Ladyada’s "E is for Electronics" (Thanks, Phil!)


  1. Glad to see (young) women makers represented in the coloring book, but do makers only come in one race ?

        1. To paraphrase somebody or other – I’m not questioning your powers of observation; I’m merely remarking upon the paradox of challenging the race of a person in a colouring book.

          1. I dunno if you have noticed this or not, but things like bone structure, facial proportions and hair texture do vary within different ethnicities. Just because you color everyone green — or color an obviously caucasian person brown — the absence of a variety of ethnicities is noticed by the people it matters to — like kids, or people who aren’t represented.

          2. orangedesperado has a point here. Hairstyles, clothing, facial shapes all go a long way to provide cue information.

      1. Gee, you’d think that older women, and people of color never invented or made anything to do with electronics (sarcasm). (Sigh).

    1. @orangedesperado:disqus  it’s an open-source effort, who else should be in there? for which letter and/or historical electronic fast/story/component, etc? so far in the last 24 hours we’ve had a dozen people start the translations and start to work on even more variations of letters (A through Z is not one final effort, we’re doing volumes). we’ll also have “R IS FOR ROBOTS”.
      our challenge to you is join in and help celebrate the makers you feel are not being represented.

      1. This is not my area of research or knowledge at all, but 1/2 an hour of googling yielded many non-white /or non-male inventors, with inventions that are relevant to electronics.

        I think that your project as a whole is good — but I think that considerations of representation and inclusion are super important for everyone, particularly kids. 

        Here are some relevant inventors I discovered in my brief search:

        – Lewis Latimer (b.1848) was the son of escaped slaves, who went on to become an important technical draftsman for patent applications, who worked with Alexander Graham Bell, Hiram S. Maxim(inventor of the machine gun!), and Thomas Edison.
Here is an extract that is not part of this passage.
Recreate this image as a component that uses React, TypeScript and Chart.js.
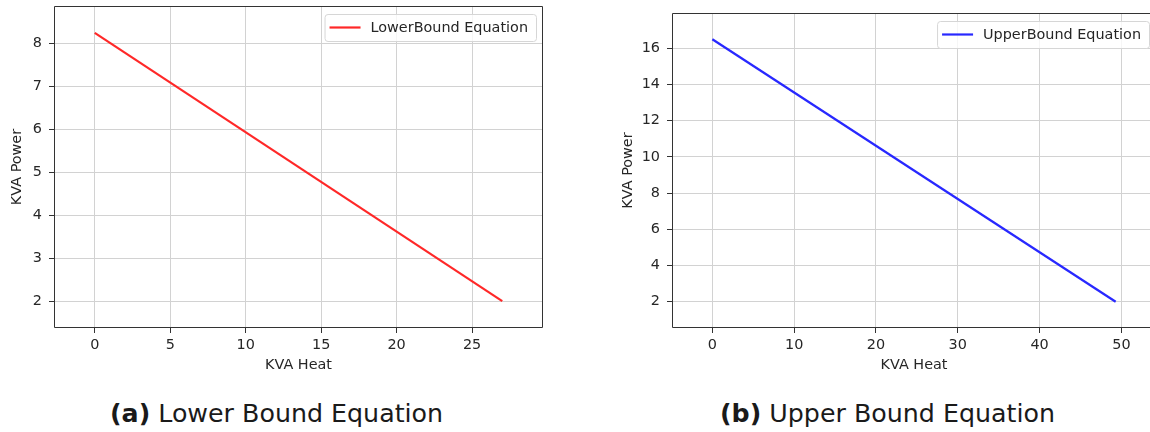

He also patented a method of manufacture for carbon filaments for lightbulbs.

        – Granville T. Woods (b. 1856) was described as “the black Thomas Edison” and was employed by Edison after battling with him several times over patents rights to similar inventions.
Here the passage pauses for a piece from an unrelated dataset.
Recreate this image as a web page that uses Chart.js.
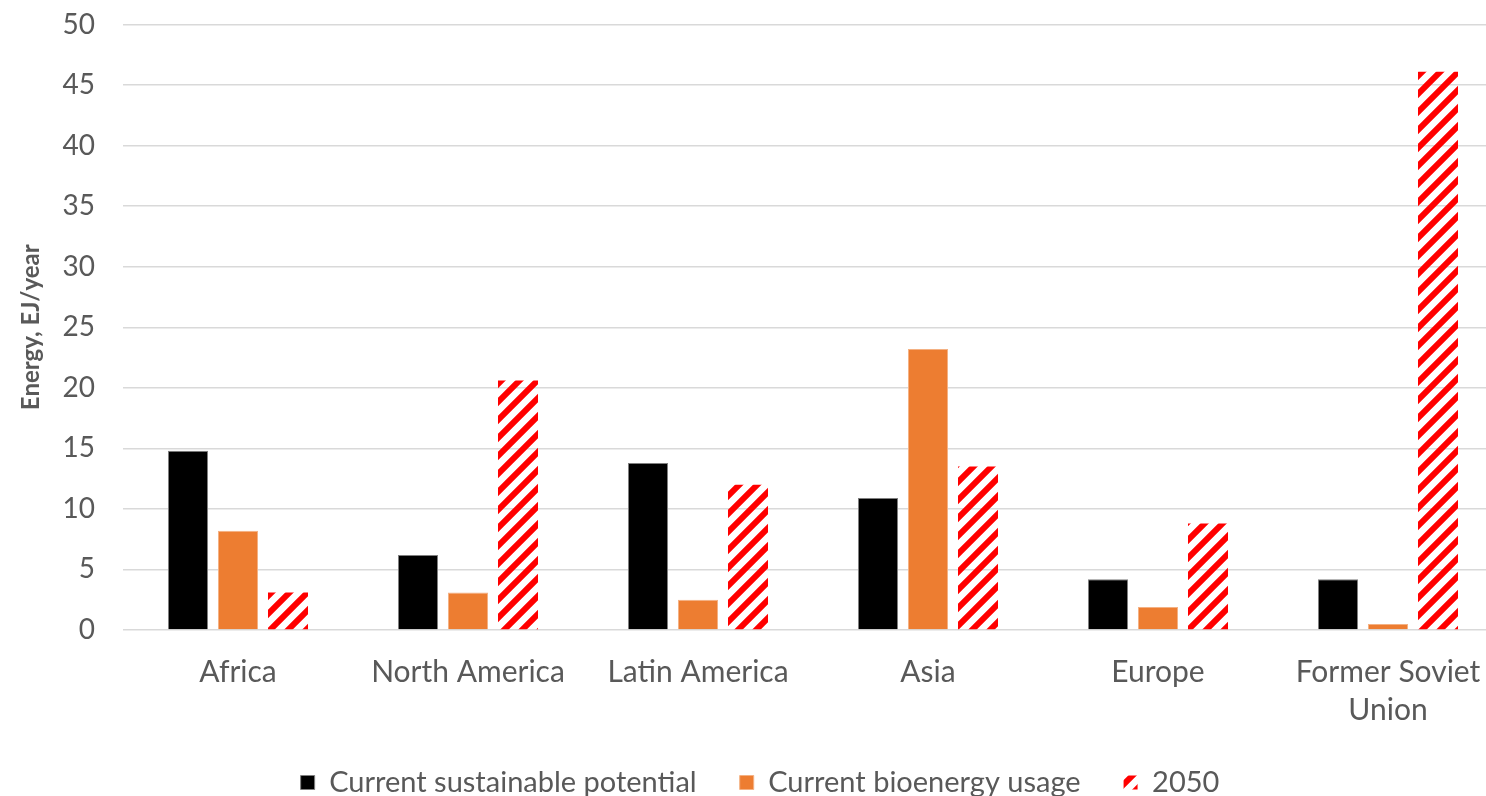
<!DOCTYPE html>
<html>
<head>
<meta charset="utf-8">
<script src="https://cdn.jsdelivr.net/npm/chart.js@4/dist/chart.umd.min.js"></script>
<style>
  html, body { margin: 0; padding: 0; overflow: hidden; background: #fff; }
  #wrap { position: relative; width: 1520px; height: 807px; }
</style>
</head>
<body>
<div id="wrap"><canvas id="c" width="1520" height="807"></canvas></div>
<script>
const categories = ["Africa", "North America", "Latin America", "Asia", "Europe", ["Former Soviet", "Union"]];
const potential = [14.8, 6.2, 13.8, 10.9, 4.2, 4.2];
const usage = [8.2, 3.1, 2.5, 23.2, 1.9, 0.5];
const y2050 = [3.1, 20.6, 12.0, 13.5, 8.8, 46.1];
const seriesNames = ["Current sustainable potential", "Current bioenergy usage", "2050"];
const yTitle = "Energy, EJ/year";

function makeHatch() {
  const s = 18;
  const c = document.createElement('canvas');
  c.width = s; c.height = s;
  const g = c.getContext('2d');
  g.strokeStyle = '#FF0000';
  g.lineWidth = 6;
  g.lineCap = 'square';
  g.beginPath();
  g.moveTo(0, s); g.lineTo(s, 0);
  g.moveTo(-s / 2, s / 2); g.lineTo(s / 2, -s / 2);
  g.moveTo(s / 2, s * 1.5); g.lineTo(s * 1.5, s / 2);
  g.stroke();
  return g.createPattern(c, 'repeat');
}

function build() {
  Chart.defaults.font.family = 'Lato, "Open Sans", sans-serif';
  Chart.defaults.color = '#595959';
  const hatch = makeHatch();
  new Chart(document.getElementById('c'), {
    type: 'bar',
    data: {
      labels: categories,
      datasets: [
        { label: seriesNames[0], data: potential, backgroundColor: '#000000', borderColor: '#7f7f7f', borderWidth: 1 },
        { label: seriesNames[1], data: usage, backgroundColor: '#ED7D31', borderColor: '#F4B183', borderWidth: 1 },
        { label: seriesNames[2], data: y2050, backgroundColor: hatch, borderWidth: 0 }
      ]
    },
    options: {
      responsive: false,
      animation: false,
      categoryPercentage: 150 / 230,
      barPercentage: 0.8,
      layout: { padding: { top: 24.5, right: 17, left: 17, bottom: 0 } },
      plugins: {
        tooltip: { enabled: false },
        legend: {
          position: 'bottom',
          labels: {
            boxWidth: 14,
            boxHeight: 14,
            padding: 43,
            color: '#595959',
            font: { size: 29 }
          }
        }
      },
      scales: {
        x: {
          grid: { display: false, drawTicks: false },
          border: { display: false },
          ticks: { color: '#595959', font: { size: 30, lineHeight: 1.25 }, padding: 24, maxRotation: 0, autoSkip: false },
          afterFit: (s) => { s.height = 95; }
        },
        y: {
          min: 0, max: 50,
          ticks: { stepSize: 5, color: '#595959', font: { size: 28 }, padding: 0 },
          grid: { color: '#d9d9d9', lineWidth: 1.5, drawTicks: true, tickLength: 28, tickColor: 'rgba(0,0,0,0)' },
          border: { display: false },
          title: { display: true, text: yTitle, color: '#595959', font: { size: 24, weight: 'bold' }, padding: { top: 0, bottom: 0 } },
          afterFit: (s) => { s.width = 106; }
        }
      }
    }
  });
}

if (document.fonts && document.fonts.load) {
  Promise.all([document.fonts.load('28px Lato'), document.fonts.load('bold 24px Lato')]).then(build, build);
} else { build(); }
</script>
</body>
</html>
        – Guillermo Gonzalez Camarena was an early color television inventor (1942)

        – Ida Henrietta Hyde  (b. 1856) invented a micro electrode small enough to work on a single cell

        – James West invented a type of microphone that is used in 90% of all microphones in use today, particularly in telephones.

        – Dr.Grace Murray Hopper helped to invent one of the earliest computer programming languages (COBOL)
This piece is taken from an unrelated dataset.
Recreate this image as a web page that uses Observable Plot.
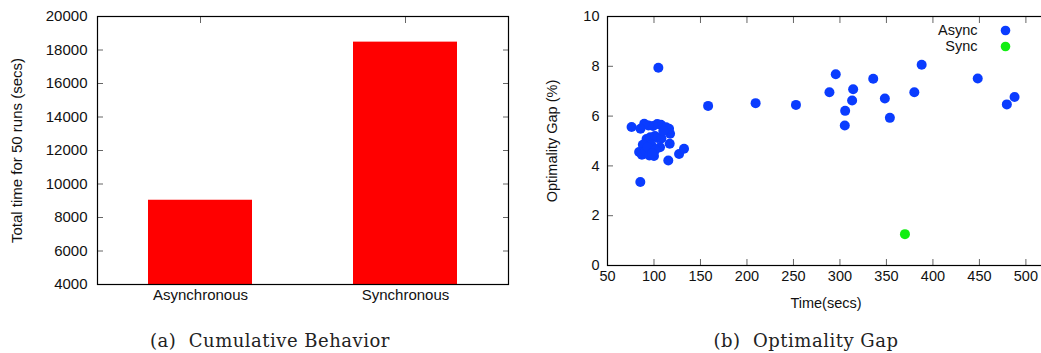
<!DOCTYPE html>
<html>
<head>
<meta charset="utf-8">
<script src="https://cdn.jsdelivr.net/npm/d3@7"></script>
<script src="https://cdn.jsdelivr.net/npm/@observablehq/plot@0.6"></script>
<style>
  html, body { margin: 0; padding: 0; background: #fff; overflow: hidden; }
  #wrap { position: relative; width: 1041px; height: 353px; overflow: hidden; }
  .panel { position: absolute; top: 0; }
  .panel svg { max-width: none !important; }
  .cap { position: absolute; font-family: "DejaVu Serif", "Liberation Serif", serif; font-size: 18px; letter-spacing: 0.5px; color: #222; white-space: pre; transform: translate(-50%, -50%); }
</style>
</head>
<body>
<div id="wrap">
  <div id="left" class="panel" style="left:0px; width:520px"></div>
  <div id="right" class="panel" style="left:520px; width:530px"></div>
  <div class="cap" style="left:270px; top:340px">(a)  Cumulative Behavior</div>
  <div class="cap" style="left:806px; top:340px">(b)  Optimality Gap</div>
</div>
<script>
// ---- Data: (a) Cumulative Behavior ----
const modes = ["Asynchronous", "Synchronous"];
const totalTime = [9030, 18470];
const barTicks = [4000, 6000, 8000, 10000, 12000, 14000, 16000, 18000, 20000];

// ---- Data: (b) Optimality Gap ----
const asyncTime = [104.7, 158.2, 209.3, 252.7, 288.7, 295.5, 314.2, 313.1, 305.6, 305.2,
  335.8, 348.3, 353.7, 380.0, 387.9, 448.2, 479.5, 487.8,
  75.9, 85.3, 127.0, 132.3, 115.4, 116.9, 117.3, 116.2, 113.0, 107.5, 103.5, 99.0,
  94.0, 89.5, 85.5, 92.0, 96.0, 101.0, 104.0, 108.0, 106.5, 97.0, 88.0, 84.0, 87.0,
  91.0, 95.0, 100.0, 93.0, 101.5, 98.0, 110.0];
const asyncGap = [7.94, 6.41, 6.52, 6.45, 6.96, 7.68, 7.08, 6.63, 6.21, 5.62,
  7.50, 6.71, 5.93, 6.96, 8.06, 7.51, 6.47, 6.77,
  5.56, 3.35, 4.48, 4.69, 4.22, 4.89, 5.29, 5.49, 5.55, 5.65, 5.68, 5.60,
  5.62, 5.69, 5.49, 5.08, 5.15, 5.20, 5.12, 5.10, 4.75, 4.85, 4.85, 4.56, 4.45,
  4.60, 4.42, 4.40, 4.75, 4.65, 4.50, 5.40];
const syncTime = [369.9];
const syncGap = [1.26];
const xTicks = [50, 100, 150, 200, 250, 300, 350, 400, 450, 500];
const yTicks = [0, 2, 4, 6, 8, 10];
const legendLabels = ["Async", "Sync"];
const legendColors = ["#0a3cff", "#11ee11"];

const FONT = "Liberation Sans, Arial, Helvetica, sans-serif";
const TICK = "#666";

// ---- Left chart ----
const bars = modes.map((m, i) => ({mode: m, value: totalTime[i]}));
const left = Plot.plot({
  width: 520, height: 320,
  marginLeft: 97, marginRight: 12, marginTop: 16, marginBottom: 36,
  style: {fontFamily: FONT, fontSize: "15px", color: "#111", background: "transparent"},
  x: {domain: modes, paddingInner: 0.494, paddingOuter: 0.247, axis: null},
  y: {domain: [4000, 20000], axis: null},
  marks: [
    Plot.axisY(barTicks, {anchor: "left", tickSize: 6, dx: 6, stroke: TICK, tickFormat: () => "", label: null}),
    Plot.axisY(barTicks, {anchor: "right", tickSize: 6, dx: -6, stroke: TICK, tickFormat: () => "", label: null}),
    Plot.axisY(barTicks, {anchor: "left", tickSize: 0, tickPadding: 10, tickFormat: d => String(d), fontSize: 15,
      label: "Total time for 50 runs (secs)", labelAnchor: "center", labelOffset: 86, labelArrow: "none"}),
    Plot.axisX({anchor: "top", tickSize: 6, dy: 6, stroke: TICK, tickFormat: () => "", label: null}),
    Plot.axisX({anchor: "bottom", tickSize: 6, dy: -6, stroke: TICK, tickFormat: () => "", label: null}),
    Plot.barY(bars, {x: "mode", y1: 4000, y2: "value", fill: "#ff0000"}),
    Plot.axisX({anchor: "bottom", tickSize: 0, tickPadding: 5, fontSize: 15, label: null}),
    Plot.frame({stroke: "#000", strokeWidth: 1.2})
  ]
});
left.style.maxWidth = "none";
document.getElementById("left").appendChild(left);

// ---- Right chart ----
const asyncPts = asyncTime.map((t, i) => ({t, g: asyncGap[i]}));
const syncPts = syncTime.map((t, i) => ({t, g: syncGap[i]}));
const right = Plot.plot({
  width: 530, height: 320,
  marginLeft: 87, marginRight: 6, marginTop: 16, marginBottom: 55,
  style: {fontFamily: FONT, fontSize: "14.5px", color: "#111", background: "transparent", overflow: "visible"},
  x: {domain: [50, 520], axis: null},
  y: {domain: [0, 10], axis: null},
  marks: [
    Plot.axisY(yTicks, {anchor: "left", tickSize: 6, dx: 6, stroke: TICK, tickFormat: () => "", label: null}),
    Plot.axisY(yTicks, {anchor: "left", tickSize: 0, tickPadding: 8, fontSize: 14.5,
      label: "Optimality Gap (%)", labelAnchor: "center", labelOffset: 61, labelArrow: "none"}),
    Plot.axisX(xTicks, {anchor: "bottom", tickSize: 6, dy: -6, stroke: TICK, tickFormat: () => "", label: null}),
    Plot.axisX(xTicks, {anchor: "top", tickSize: 6, dy: 6, stroke: TICK, tickFormat: () => "", label: null}),
    Plot.axisX(xTicks, {anchor: "bottom", tickSize: 0, tickPadding: 5, fontSize: 14.5,
      label: "Time(secs)", labelAnchor: "center", labelOffset: 42, labelArrow: "none"}),
    Plot.frame({stroke: "#000", strokeWidth: 1.2}),
    Plot.dot(asyncPts, {x: "t", y: "g", r: 5, fill: legendColors[0]}),
    Plot.dot(syncPts, {x: "t", y: "g", r: 5, fill: legendColors[1]}),
    ...legendLabels.map((lab, i) => Plot.text([lab], {text: d => d, frameAnchor: "top-left", dx: 370, dy: 14 + 16 * i, textAnchor: "end", lineAnchor: "middle", fontSize: 14.5, fill: "#111"})),
    ...legendLabels.map((lab, i) => Plot.dot([lab], {frameAnchor: "top-left", dx: 398, dy: 14 + 16 * i, r: 4.8, fill: legendColors[i]}))
  ]
});
right.style.maxWidth = "none";
document.getElementById("right").appendChild(right);
</script>
</body>
</html>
        – An Wang developed a magnetic pulse transfer controlling device for computer memory

        – Ajay V. Bhatt helped invent USB technology

        – Valerie Thomas worked at NASA and invented a mysterious device in 1980 called an “illusion 
        transmitter” (!!!)

        There are several books on Black Inventors, although one of these books has the mysterious oversight of only including one woman inventor:

        The Inventive Spirit of African Americans: Patented 
        Ingenuity: Patricia Carter Sluby: 9780313351563: Books

        This site has free print out pages of black inventors but forget to include women inventors !:

        1. @orangedesperado:disqus which specific ones in your list would go to which specific letter for electronic components, it’s “E for electronics”. for this volume we need to cover things like “c is for capacitor”. it does not appear we overlooked anyone for the letters and common components we wanted to start with.for example “C is for COBOL” would be more appropriate for “P is for PROGRAMMING” – that’s likely a future volume we’ll do and we’ll of course include grace hopper if we have programming languages as part of that series.if you’re interested in contributing to this series please let us know, it’s open source and we’re always looking for people to put in valuable effort and share.

          1. I think that this conversation would be more fruitful with a person who has a much greater knowledge of inventions and inventors. How can you put the word out that to invite contributions/information from people who do KNOW this stuff, without the aid of last minute Google ?

            “C is for Carbon Fiber Filament. Lewis Latimer invented a method of manufacturing carbon filaments for the first lightbulbs.”

            I don’t how important it is to have the major electronic component inventors represented — or if a spectrum of inventors who invented electronic items — to include inventors who are non-white, female, etc. is more important to help put the concept of inventor = anybody — not just a white man with a degree.

            I know that if this concept had been implanted in my mind as a child that it could have made a world of difference, for how I saw future possibilities.

          2. @orangedesperado:disqus for “C” we chose “C is for capacitor” – while carbon fiber filament could appear in additional “C” pages or downloads/future volumes, we chose “C is for capacitor”. a capacitor is something that we felt was important to have in a coloring book that is called “E is for Electronics” – at least this first volume. if you’ve followed the story of this coloring book on our blog we worked with the community of makers to collaboratively figure out what term/inventor/component could represent each letter. with space limits for art and text, we really can only pick one. a capacitor is pretty important :)

            the coloring book (or any coloring book) cannot replace google or train someone to be an engineer through 1-2 sentences and a picture, we do think it’s a fun activity for makers of ages (specifically kids) to do with parents/teachers/educators. 

            we know folks will have additional and different ideas on what “C” could or should be, this is why we made it creative commons, share-alike, attribution. we are hoping to see more examples for each letter added, so far we’ve already started to receive translations in less than 24 hours. ladyada’s E for electronics will never be done, if you’re interesting in working on future series and topics please let us know.

        1. It’s the same woman in every panel that features a woman.  She’s wearing long pants, a short-sleeved shirt with a high V neck and glasses.

          You must go to some weird strip clubs.

  2. How is it open-source? How could I work with the source elements right now? Is this a joke I’m missing? I don’t understand.